## Begin

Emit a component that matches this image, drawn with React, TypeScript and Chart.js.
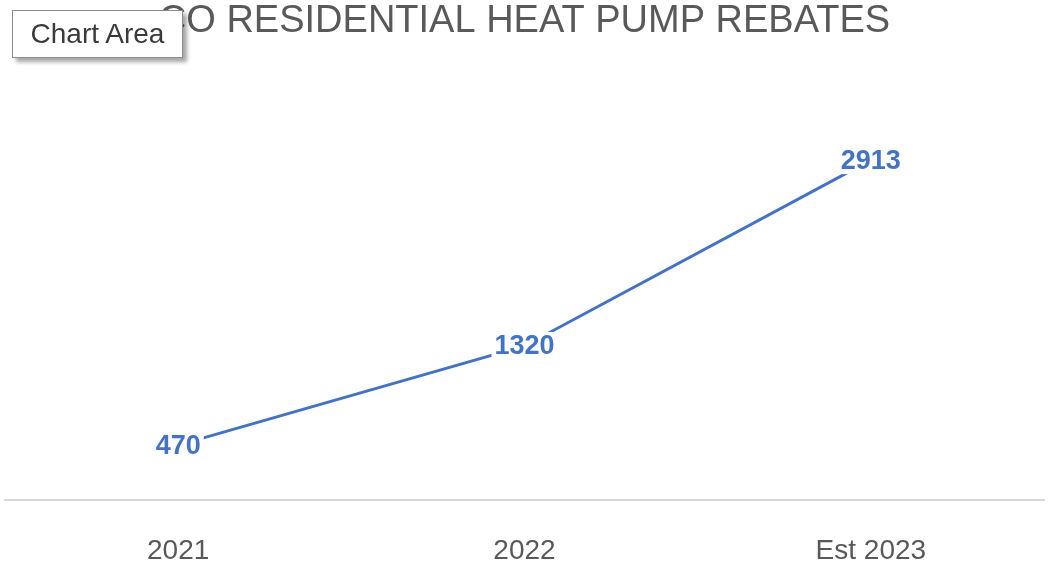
import React, { useEffect, useRef } from "react";
import { Chart, registerables } from "chart.js";

Chart.register(...registerables);

const categories = ["2021", "2022", "Est 2023"];
const rebates = [470, 1320, 2913];
const titleText = "CO RESIDENTIAL HEAT PUMP REBATES";
const yMin = 0;
const yMax = 3500;

const BLUE = "#4472C4";

const labelPlugin = {
  id: "centerLabels",
  afterDatasetsDraw(chart: any) {
    const ctx = chart.ctx;
    const meta = chart.getDatasetMeta(0);
    const data = chart.data.datasets[0].data;
    ctx.save();
    ctx.font = "bold 27px 'Liberation Sans', Arial, sans-serif";
    ctx.textAlign = "center";
    ctx.textBaseline = "middle";
    meta.data.forEach((pt: any, i: number) => {
      const txt = String(data[i]);
      const w = ctx.measureText(txt).width;
      ctx.fillStyle = "#ffffff";
      ctx.fillRect(pt.x - w / 2 - 3, pt.y - 14, w + 6, 28);
      ctx.fillStyle = BLUE;
      ctx.fillText(txt, pt.x, pt.y + 1);
    });
    ctx.restore();
  },
};

export default function App() {
  const ref = useRef<HTMLCanvasElement>(null);
  useEffect(() => {
    document.body.style.margin = "0";
    const chart = new Chart(ref.current as HTMLCanvasElement, {
      type: "line",
      data: {
        labels: categories,
        datasets: [
          {
            data: rebates,
            borderColor: BLUE,
            backgroundColor: BLUE,
            borderWidth: 3,
            pointRadius: 0,
            tension: 0,
          },
        ],
      },
      options: {
        animation: false,
        responsive: false,
        layout: { padding: { left: 5, right: 4, top: 0, bottom: -39 } },
        plugins: {
          legend: { display: false },
          tooltip: { enabled: false },
          title: {
            display: true,
            text: titleText,
            color: "#595959",
            font: { family: "'Liberation Sans', Arial, sans-serif", size: 38, weight: "normal", lineHeight: 1.2 },
            padding: { top: -1, bottom: 47 },
          },
        },
        scales: {
          x: {
            offset: true,
            grid: { display: false, drawTicks: false },
            border: { display: true, color: "#d9d9d9", width: 2 },
            ticks: {
              color: "#595959",
              padding: 37,
              font: { family: "'Liberation Sans', Arial, sans-serif", size: 28, lineHeight: 1 },
            },
          },
          y: {
            display: false,
            min: yMin,
            max: yMax,
          },
        },
      },
      plugins: [labelPlugin],
    });
    return () => chart.destroy();
  }, []);
  return (
    <div style={{ position: "fixed", left: 0, top: 0, width: 1048, height: 563, background: "#fff" }}>
      <canvas ref={ref} width={1048} height={563} style={{ display: "block" }} />
      <div
        style={{
          position: "absolute",
          left: 12,
          top: 10,
          width: 169,
          height: 46,
          border: "1px solid #8c8c8c",
          background: "#fff",
          boxShadow: "4px 4px 4px rgba(0,0,0,0.35)",
          fontFamily: "'Liberation Sans', Arial, sans-serif",
          fontSize: 28,
          color: "#3a3a3a",
          lineHeight: "46px",
          textAlign: "center",
        }}
      >
        Chart Area
      </div>
    </div>
  );
}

## End

Problem requirements: Repeat the full listing above exactly, with no pictures in the copy.

Worked answer:
Emit a component that matches this image, drawn with React, TypeScript and Chart.js.
import React, { useEffect, useRef } from "react";
import { Chart, registerables } from "chart.js";

Chart.register(...registerables);

const categories = ["2021", "2022", "Est 2023"];
const rebates = [470, 1320, 2913];
const titleText = "CO RESIDENTIAL HEAT PUMP REBATES";
const yMin = 0;
const yMax = 3500;

const BLUE = "#4472C4";

const labelPlugin = {
  id: "centerLabels",
  afterDatasetsDraw(chart: any) {
    const ctx = chart.ctx;
    const meta = chart.getDatasetMeta(0);
    const data = chart.data.datasets[0].data;
    ctx.save();
    ctx.font = "bold 27px 'Liberation Sans', Arial, sans-serif";
    ctx.textAlign = "center";
    ctx.textBaseline = "middle";
    meta.data.forEach((pt: any, i: number) => {
      const txt = String(data[i]);
      const w = ctx.measureText(txt).width;
      ctx.fillStyle = "#ffffff";
      ctx.fillRect(pt.x - w / 2 - 3, pt.y - 14, w + 6, 28);
      ctx.fillStyle = BLUE;
      ctx.fillText(txt, pt.x, pt.y + 1);
    });
    ctx.restore();
  },
};

export default function App() {
  const ref = useRef<HTMLCanvasElement>(null);
  useEffect(() => {
    document.body.style.margin = "0";
    const chart = new Chart(ref.current as HTMLCanvasElement, {
      type: "line",
      data: {
        labels: categories,
        datasets: [
          {
            data: rebates,
            borderColor: BLUE,
            backgroundColor: BLUE,
            borderWidth: 3,
            pointRadius: 0,
            tension: 0,
          },
        ],
      },
      options: {
        animation: false,
        responsive: false,
        layout: { padding: { left: 5, right: 4, top: 0, bottom: -39 } },
        plugins: {
          legend: { display: false },
          tooltip: { enabled: false },
          title: {
            display: true,
            text: titleText,
            color: "#595959",
            font: { family: "'Liberation Sans', Arial, sans-serif", size: 38, weight: "normal", lineHeight: 1.2 },
            padding: { top: -1, bottom: 47 },
          },
        },
        scales: {
          x: {
            offset: true,
            grid: { display: false, drawTicks: false },
            border: { display: true, color: "#d9d9d9", width: 2 },
            ticks: {
              color: "#595959",
              padding: 37,
              font: { family: "'Liberation Sans', Arial, sans-serif", size: 28, lineHeight: 1 },
            },
          },
          y: {
            display: false,
            min: yMin,
            max: yMax,
          },
        },
      },
      plugins: [labelPlugin],
    });
    return () => chart.destroy();
  }, []);
  return (
    <div style={{ position: "fixed", left: 0, top: 0, width: 1048, height: 563, background: "#fff" }}>
      <canvas ref={ref} width={1048} height={563} style={{ display: "block" }} />
      <div
        style={{
          position: "absolute",
          left: 12,
          top: 10,
          width: 169,
          height: 46,
          border: "1px solid #8c8c8c",
          background: "#fff",
          boxShadow: "4px 4px 4px rgba(0,0,0,0.35)",
          fontFamily: "'Liberation Sans', Arial, sans-serif",
          fontSize: 28,
          color: "#3a3a3a",
          lineHeight: "46px",
          textAlign: "center",
        }}
      >
        Chart Area
      </div>
    </div>
  );
}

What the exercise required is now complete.